Linda G. Zatlin, Aubrey Beardsley: A Catalogue Raisonné (New Haven: Yale University Press for the The Paul Mellon Centre for Studies in British Art, 2016), a two-volume boxed set, with 75 color and 1145 black-and-white illustrations. Available from Yale University Press, the catalogue provides a full record for each work, with a provenance note and exhibition history; and discusses themes, motifs, symbolism, and critical reception, with an up-to-date bibliography. Among those to whom the catalogue is dedicated is Mark Samuels Lasner, who co-curated the Library’s Beardsley centennial exhibition (1998-99) with Don C. Skemer, Curator of Manuscripts.

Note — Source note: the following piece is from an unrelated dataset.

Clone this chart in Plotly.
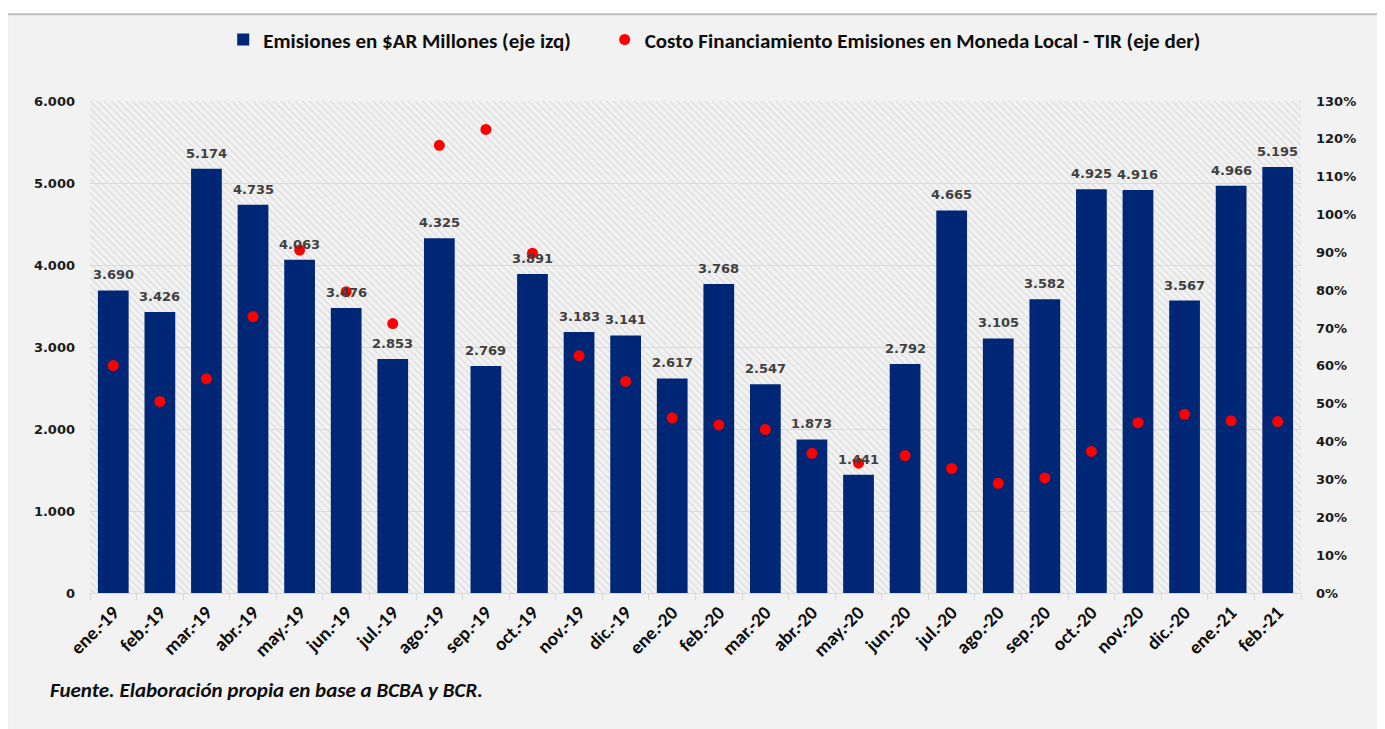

More than 100 of the original Beardsley drawings and sketches cataloged and reproduced by Zatlin are in the Manuscript’s Division’s Aubrey Beardsley Collection (C0056). Most of these were donated to Princeton in 1948 by the American artist and art collector A. E [Alfred Eugene] Gallatin (1881-1952). The collection was one of the earliest exhibitions in Firestone Library, curated by Alexander D. Wainwright, Class of 1939. Additions have been made to this collection in the decades since the Gallatin gift. The drawings and sketches were done for book illustrations, borders, chapter headings, title pages, and posters, and book plates.
These are complemented by selected correspondence and manuscripts. Among Beardsley’s major correspondents are Edmund Gosse, Robert Underwood Johnson, and Leonard Smithers. In addition, there is correspondence from Douglas Ainslie, Joseph M. Dent, John Lane, and Beardsley’s mother and sister, as well as photographs of Beardsley and family members. His own literary manuscripts include “The Art of Hoarding,” “Under the Hill,” and “The Ivory Piece.” The Department of Rare Books and Special Collections also has printed editions of all works illustrated by Beardsley.